An important development took place when the EXT file system was added into Linux. The real file systems were separated from the operating system and system services by an interface layer known as the Virtual File system, or VFS.

VFS allows Linux to support many, often very different, file systems, each presenting a common software interface to the VFS. All of the details of the Linux file systems are translated by software so that all file systems appear identical to the rest of the Linux kernel and to programs running in the system. Linux’s Virtual File system layer allows you to transparently mount the many different file systems at the same time.

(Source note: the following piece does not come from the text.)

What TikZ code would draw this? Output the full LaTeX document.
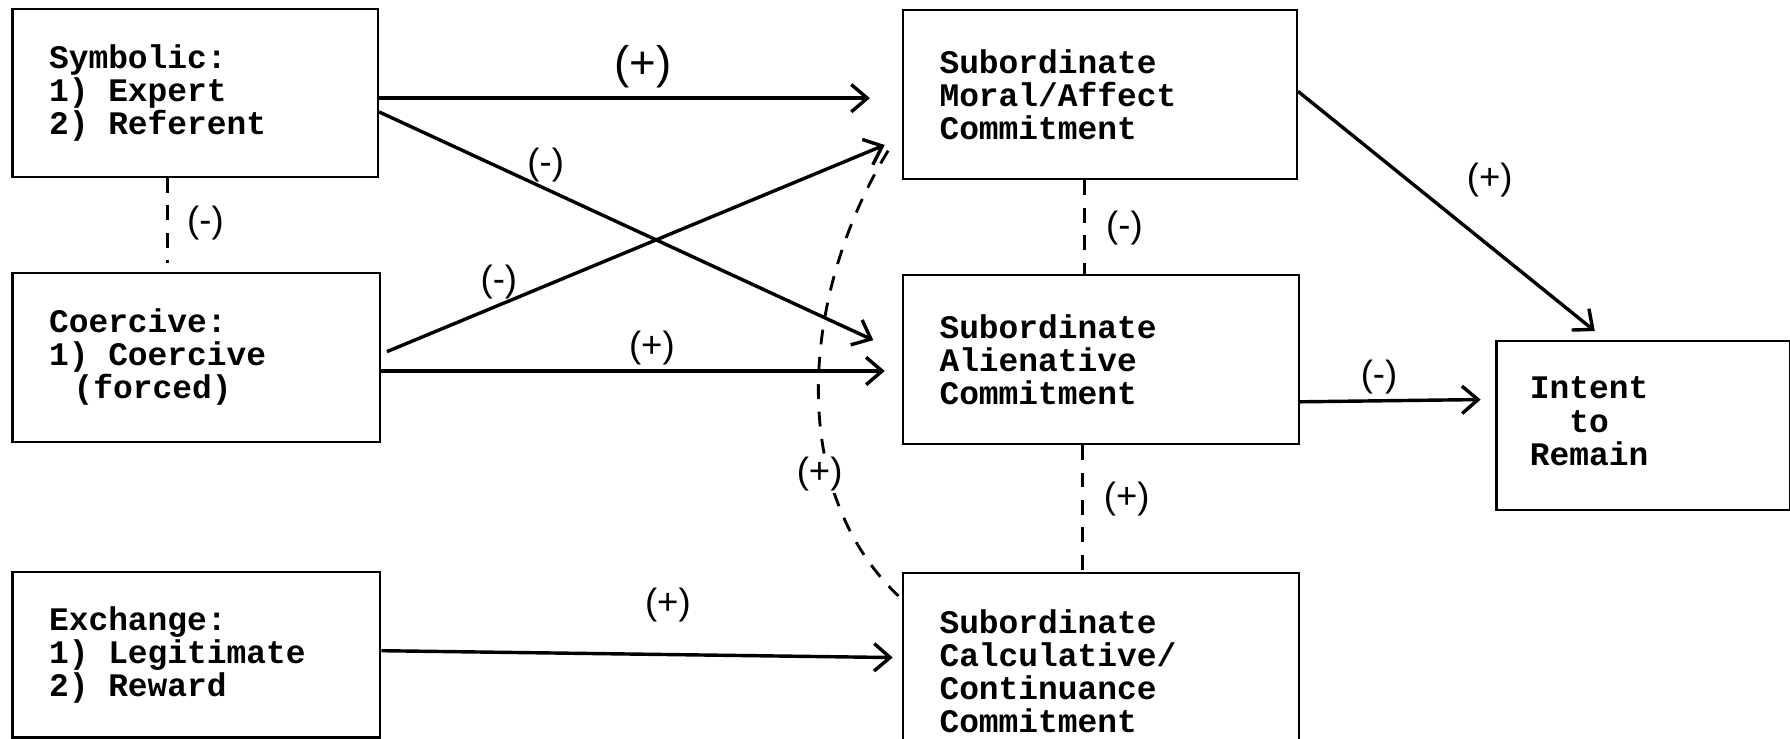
\documentclass[tikz,border=0pt]{standalone}
\usepackage{fontspec}
\setmainfont{Liberation Sans}
\newfontfamily\boxfont{Liberation Mono}
\newcommand\msp{\hspace*{0.6em}}
\usetikzlibrary{arrows.meta,calc}
\begin{document}
\begin{tikzpicture}[x=1pt,y=-1pt,
  box/.style={draw, line width=2pt, anchor=north west, inner ysep=0pt, inner xsep=32pt,
    align=left, font=\boxfont\bfseries\fontsize{28.8}{29}\selectfont},
  boxtext/.style={inner sep=0pt, font=\boxfont\bfseries\fontsize{28.8}{29}\selectfont},
  conn/.style={line width=3pt, -{Straight Barb[length=14pt,width=24pt,line width=3pt]}},
  rel/.style={line width=2.5pt, dash pattern=on 13pt off 11pt},
  lbl/.style={inner sep=0pt, font=\fontsize{32}{32}\selectfont},
  biglbl/.style={inner sep=0pt, font=\fontsize{40}{40}\selectfont}]
\useasboundingbox (0,0) rectangle (1568,647);
\clip (0,0) rectangle (1568,647);

% left column
\node[box, minimum width=320pt, minimum height=147pt, text width=256pt] (sym) at (10,7)
  {Symbolic:\\1)\msp Expert\\2)\msp Referent};
\node[box, minimum width=322pt, minimum height=148pt, text width=258pt] (coer) at (10,238)
  {Coercive:\\1)\msp Coercive\\\hspace*{0.75em}(forced)};
\node[box, minimum width=322pt, minimum height=145pt, text width=258pt] (exch) at (10,500)
  {Exchange:\\1)\msp Legitimate\\2)\msp Reward};

% middle column
\node[box, minimum width=345pt, minimum height=148pt, text width=281pt] (moral) at (790,8)
  {Subordinate\\Moral/Affect\\Commitment};
\node[box, minimum width=347pt, minimum height=148pt, text width=283pt] (alien) at (790,240)
  {Subordinate\\Alienative\\Commitment};
\node[box, minimum width=347pt, minimum height=172pt, text width=283pt] (calc) at (790,501)
  {Subordinate\\Calculative/\\Continuance\\Commitment};

% right
\node[draw, line width=2pt, anchor=north west, minimum width=257pt, minimum height=148pt, inner sep=0pt] (intent) at (1310,298) {};
\node[boxtext, align=center] (intenttext) at (1392,369) {Intent\\to\\Remain};

% solid arrows
\draw[conn] ($(sym.north east)+(0,79)$) -- ($(moral.north west)+(-28,78)$)
  node[biglbl] at (563,58) {(+)};
\draw[conn] ($(sym.north east)+(0,91)$) -- ($(alien.north west)+(-25,58)$)
  node[lbl] at (478,145) {(-)};
\draw[conn] ($(coer.north east)+(5,70)$) -- ($(moral.north west)+(-15,119)$)
  node[lbl] at (437,247) {(-)};
\draw[conn] ($(coer.north east)+(0,87)$) -- ($(alien.north west)+(-15,85)$)
  node[lbl] at (571,305) {(+)};
\draw[conn] ($(exch.north east)+(0,70)$) -- ($(calc.north west)+(-8,75)$)
  node[lbl] at (585,530) {(+)};
\draw[conn] ($(moral.north east)+(0,72)$) -- ($(intent.north west)+(87,-8)$)
  node[lbl] at (1305,158) {(+)};
\draw[conn] ($(alien.north east)+(-2,112)$) -- ($(intent.north west)+(-13,52)$)
  node[lbl] at (1208,330) {(-)};

% dashed relations
\draw[rel] ($(sym.south west)+(137,0)$) -- ($(coer.north west)+(137,-8)$)
  node[lbl] at (180,195) {(-)};
\draw[rel] ($(moral.south west)+(160,0)$) -- ($(alien.north west)+(160,0)$)
  node[lbl] at (985,200) {(-)};
\draw[rel] ($(alien.south west)+(158,0)$) -- ($(calc.north west)+(158,0)$)
  node[lbl] at (987,437) {(+)};
\draw[rel] ($(moral.south west)+(-12,-26)$) .. controls (700,260) and (690,430) .. ($(calc.north west)+(-3,21)$)
  node[lbl, fill=white, inner sep=2pt] at (718,415) {(+)};
\end{tikzpicture}
\end{document}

The Linux Virtual File system is implemented so that access to its files is as fast and efficient as possible. It must also make sure that the files and their data are kept correctly. These two requirements can be at odds with each other. The Linux VFS caches information in memory from each file system as it is mounted and used. A lot of care must be taken to update the file system correctly as data within these caches is modified as files and directories are created, written to and deleted. If you could see the file system’s data structures within the running kernel, you would be able to see data blocks being read and written by the file system. Data structures, describing the files and directories being accessed would be created and destroyed and all the time the device drivers would be working away, fetching and saving data. The most important of these caches is the Buffer Cache, which is integrated into the way that the individual file systems access their underlying block devices. As blocks are accessed they are put into the Buffer Cache and kept on various queues depending on their states. The Buffer Cache not only caches data buffers, it also helps manage the asynchronous interface with the block device drivers.